Sunday, August 7, 2016

"Bubba Ho-Tep"

Elvis Presley and John F Kennedy are both alive and living in a nursing home together. Things are awful for them, but they're about to get even worse. The souls of all the residents of their nursing home are in danger, and the threat is an Egyptian Mummy, come to absorb all these old souls that no one will miss. I present to you, the craziness that is "Buba Ho-Tep" (2002).

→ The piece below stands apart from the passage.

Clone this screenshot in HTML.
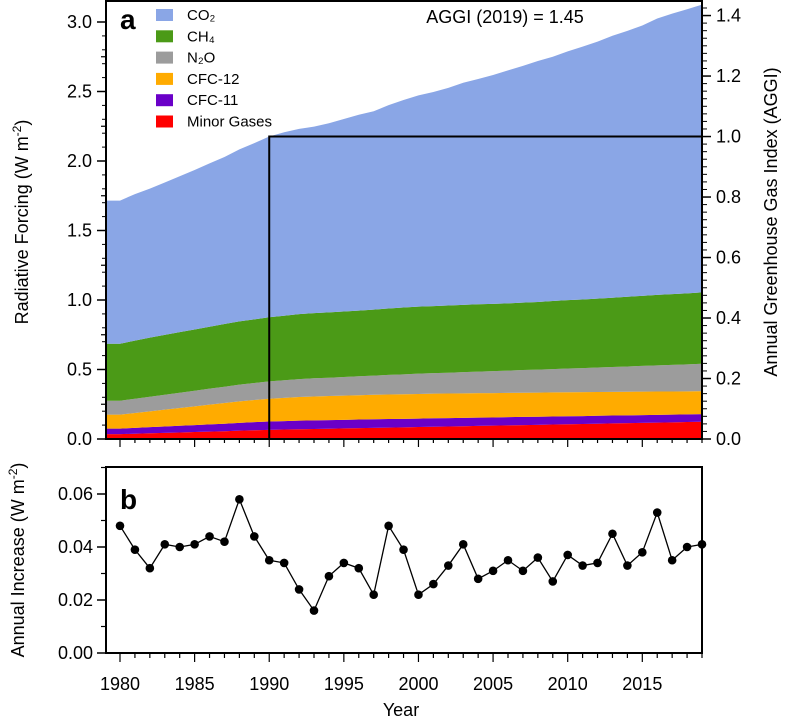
<!DOCTYPE html>
<html><head><meta charset="utf-8"><style>
body{margin:0;background:#fff;}
svg{display:block;font-family:"Liberation Sans",sans-serif;}
</style></head><body>
<svg id="chart" width="787" height="720" viewBox="0 0 787 720"></svg>
<script>
const years=[1980,1981,1982,1983,1984,1985,1986,1987,1988,1989,1990,1991,1992,1993,1994,1995,1996,1997,1998,1999,2000,2001,2002,2003,2004,2005,2006,2007,2008,2009,2010,2011,2012,2013,2014,2015,2016,2017,2018,2019];
const minorGases=[.035,.038,.041,.044,.047,.050,.053,.056,.060,.063,.066,.068,.070,.072,.074,.076,.078,.080,.082,.084,.086,.088,.090,.092,.094,.096,.098,.100,.102,.104,.106,.108,.110,.112,.114,.116,.118,.120,.122,.124];
const cfc11=[.040,.042,.044,.046,.048,.050,.052,.054,.056,.058,.060,.061,.062,.062,.062,.062,.062,.062,.062,.061,.061,.061,.060,.060,.060,.059,.059,.059,.058,.058,.058,.057,.057,.057,.056,.056,.056,.055,.055,.055];
const cfc12=[.100,.107,.114,.121,.128,.135,.142,.149,.155,.160,.164,.167,.170,.172,.173,.174,.175,.176,.176,.177,.177,.177,.177,.176,.176,.175,.175,.174,.174,.173,.172,.172,.171,.170,.170,.169,.168,.167,.166,.165];
const n2o=[.100,.103,.105,.107,.110,.112,.115,.117,.120,.122,.125,.127,.129,.131,.132,.134,.136,.138,.141,.143,.146,.148,.150,.153,.155,.158,.160,.163,.165,.168,.171,.173,.176,.179,.182,.185,.188,.191,.194,.197];
const ch4=[.410,.418,.425,.431,.436,.441,.446,.451,.455,.458,.461,.464,.467,.469,.470,.471,.473,.475,.478,.481,.482,.482,.483,.484,.484,.484,.484,.485,.487,.490,.492,.494,.496,.498,.501,.504,.507,.509,.511,.514];
const co2=[1.030,1.054,1.072,1.096,1.121,1.147,1.175,1.202,1.238,1.268,1.300,1.320,1.333,1.341,1.361,1.385,1.409,1.427,1.463,1.493,1.520,1.540,1.566,1.598,1.621,1.647,1.676,1.703,1.733,1.757,1.790,1.819,1.849,1.885,1.913,1.945,1.988,2.018,2.044,2.070];
const annualIncrease=[.048,.039,.032,.041,.040,.041,.044,.042,.058,.044,.035,.034,.024,.016,.029,.034,.032,.022,.048,.039,.022,.026,.033,.041,.028,.031,.035,.031,.036,.027,.037,.033,.034,.045,.033,.038,.053,.035,.040,.041];
const leftTicks=["0.0","0.5","1.0","1.5","2.0","2.5","3.0"];
const rightTicks=["0.0","0.2","0.4","0.6","0.8","1.0","1.2","1.4"];
const bTicks=["0.00","0.02","0.04","0.06"];
const xTicks=["1980","1985","1990","1995","2000","2005","2010","2015"];
const aggiYear=1990, aggiValue=1.45;

const NS="http://www.w3.org/2000/svg";
const svg=document.getElementById('chart');
function mk(tag,at,parent){const e=document.createElementNS(NS,tag);for(const k in at)e.setAttribute(k,at[k]);(parent||svg).appendChild(e);return e;}
const L=106,R=702;
const x=yr=>120+(yr-1980)*(582/39);
const yA=v=>439-v*139;
const yB=v=>653-v*(159/0.06);

const layers=[["minor-gases",minorGases,"#ff0000"],["cfc-11",cfc11,"#6a00c8"],["cfc-12",cfc12,"#ffab00"],["n2o",n2o,"#9c9c9c"],["ch4",ch4,"#4b9a17"],["co2",co2,"#8aa6e6"]];
let base=years.map(()=>0);
layers.forEach(([name,vals,col])=>{
  const top=base.map((b,i)=>b+vals[i]);
  let d="M"+L+","+yA(top[0]);
  years.forEach((yr,i)=>{d+=" L"+x(yr)+","+yA(top[i]);});
  d+=" L"+R+","+yA(base[base.length-1]);
  for(let i=years.length-1;i>=0;i--)d+=" L"+x(years[i])+","+yA(base[i]);
  d+=" L"+L+","+yA(base[0])+"Z";
  const p=mk('path',{d:d,fill:col});
  
  
  base=top;
});
const i90=years.indexOf(aggiYear);
const ref=base[i90];
const ln=mk('path',{d:`M${x(aggiYear)},${yA(0)} L${x(aggiYear)},${yA(ref)} L${R},${yA(ref)}`,fill:"none",stroke:"#000","stroke-width":2});


const fa=mk('rect',{x:L,y:1,width:R-L,height:438,fill:"none",stroke:"#000","stroke-width":2});


leftTicks.forEach((t,i)=>{const v=i*0.5;
  mk('line',{x1:L-9,x2:L,y1:yA(v),y2:yA(v),stroke:"#000","stroke-width":1.5});
  if(i<6)mk('line',{x1:L-5,x2:L,y1:yA(v+0.25),y2:yA(v+0.25),stroke:"#000","stroke-width":1.2});
  const tx=mk('text',{x:L-14,y:yA(v)+6,"text-anchor":"end","font-size":18});tx.textContent=t;
  
});
for(let v=0;v<=3.1;v+=0.1)mk('line',{x1:L-4,x2:L,y1:yA(v),y2:yA(v),stroke:"#000","stroke-width":1});
const yR=v=>yA(v*ref);
rightTicks.forEach((t,i)=>{const v=i*0.2;
  mk('line',{x1:R,x2:R+9,y1:yR(v),y2:yR(v),stroke:"#000","stroke-width":1.5});
  const tx=mk('text',{x:R+14,y:yR(v)+6,"font-size":18});tx.textContent=t;
  
});
for(let v=0;v<=1.44;v+=0.025)mk('line',{x1:R,x2:R+5,y1:yR(v),y2:yR(v),stroke:"#000","stroke-width":1});
for(let yr=1980;yr<=2019;yr++){const big=yr%5===0;mk('line',{x1:x(yr),x2:x(yr),y1:439,y2:439+(big?8:4),stroke:"#000","stroke-width":1.2});}
let t=mk('text',{x:120,y:29,"font-size":28,"font-weight":"bold"});t.textContent="a";
t=mk('text',{x:505,y:23,"font-size":18,"text-anchor":"middle"});t.textContent="AGGI (2019) = "+aggiValue.toFixed(2);
t=mk('text',{x:0,y:0,"font-size":18,"text-anchor":"middle",transform:"translate(28,222) rotate(-90)"});t.innerHTML='Radiative Forcing (W m<tspan dy="-7" font-size="12">-2</tspan><tspan dy="7">)</tspan>';
t=mk('text',{x:0,y:0,"font-size":18,"text-anchor":"middle",transform:"translate(777,222) rotate(-90)"});t.textContent="Annual Greenhouse Gas Index (AGGI)";
const leg=[["CO₂","#8aa6e6"],["CH₄","#4b9a17"],["N₂O","#9c9c9c"],["CFC-12","#ffab00"],["CFC-11","#6a00c8"],["Minor Gases","#ff0000"]];
leg.forEach(([lab,col],i)=>{const g=mk('g',{});
  const yy=15+i*21.3;
  mk('rect',{x:156,y:yy-6,width:17,height:12,fill:col},g);
  const tt=mk('text',{x:187,y:yy+5,"font-size":15},g);tt.textContent=lab;});
const fb=mk('rect',{x:L,y:467,width:R-L,height:186,fill:"none",stroke:"#000","stroke-width":2});

bTicks.forEach((tk,i)=>{const v=i*0.02;
  mk('line',{x1:L-9,x2:L,y1:yB(v),y2:yB(v),stroke:"#000","stroke-width":1.5});
  mk('line',{x1:L-5,x2:L,y1:yB(v+0.01),y2:yB(v+0.01),stroke:"#000","stroke-width":1.2});
  const tx=mk('text',{x:L-13,y:yB(v)+6,"text-anchor":"end","font-size":18});tx.textContent=tk;
  });
for(let yr=1980;yr<=2019;yr++){const big=yr%5===0;mk('line',{x1:x(yr),x2:x(yr),y1:653,y2:653+(big?9:5),stroke:"#000","stroke-width":1.2});}
xTicks.forEach(tk=>{const tx=mk('text',{x:x(+tk),y:690,"text-anchor":"middle","font-size":18});tx.textContent=tk;
  });
let d="";years.forEach((yr,i)=>{d+=(i?" L":"M")+x(yr)+","+yB(annualIncrease[i]);});
const pl=mk('path',{d:d,fill:"none",stroke:"#000","stroke-width":1.3});
years.forEach((yr,i)=>{const c=mk('circle',{cx:x(yr),cy:yB(annualIncrease[i]),r:4.3,fill:"#000"});
  
  });
t=mk('text',{x:120,y:509,"font-size":28,"font-weight":"bold"});t.textContent="b";
t=mk('text',{x:0,y:0,"font-size":18,"text-anchor":"middle",transform:"translate(24,560) rotate(-90)"});t.innerHTML='Annual Increase (W m<tspan dy="-7" font-size="12">-2</tspan><tspan dy="7">)</tspan>';
t=mk('text',{x:401,y:716,"font-size":18,"text-anchor":"middle"});t.textContent="Year";
</script>
</body></html>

Now, "Buba Ho-Tep" is not for everyone. It's a very strange premise, and an even stranger movie. Based on a short story by Joe R Lansdale, Elvis (played by Bruce Campbell) swapped places with the best Elvis impersonator years ago because he wanted a break from the fame. So when Elvis died on the toilet, that was actually just his impersonator. Ossie Davis plays JFK. Instead of being killed on November 22nd in 1963, he was actually abducted by the government and had several experiments run on him. They then died his skin black so no one would ever believe the truth. An Egyptian mummy (which Elvis calls Buba Ho-Tep) is using their nursing home as a feeding ground - killing tenants and stealing their souls to become more powerful. 

If that all sounds ridiculous to you, well you're right. If it sounds awesome, you're also right. The plot screams B-movie, and that's also true. The budget of this movie was about $1,000,000. Sure, that sounds like a lot of money, but for a movie that is chump change. "28 Days Later" had a budget 8 times that. "Buried" had a budget of $3 million, and that was 90 minutes of just Ryan Reynolds in a box (still a worthwhile movie, check that out if you haven't seen it). "Dogma" had a $10 mil budget (We'll get to it, don't you worry). All of these are considered fairly low budget movies, so $1 mil is pretty small. 

This is a good movie with some fun moments, but I wouldn't go out of my way to see it. It is on my recommend list, but it doesn't jive with a great number of people. Look at the IMDB forums for this movie - they're full of people asking for the humor to be explained to them, and saying this movie is boring. Yeah, it can be a bit dry. The humor is very (very very) dark. This doesn't deliver comedic lines on a silver platter the way other comedies we've discussed have. The comedy is the entire premise, and watching an old and broken Elvis with a foul mouth try to piece together where Buba Ho-Tep came from and how to stop him. I mean, really. That final battle with Elvis all dressed up with a walker, and JFK riding a motorized scooter to stop a mummy dressed like a cowboy? Hilarious!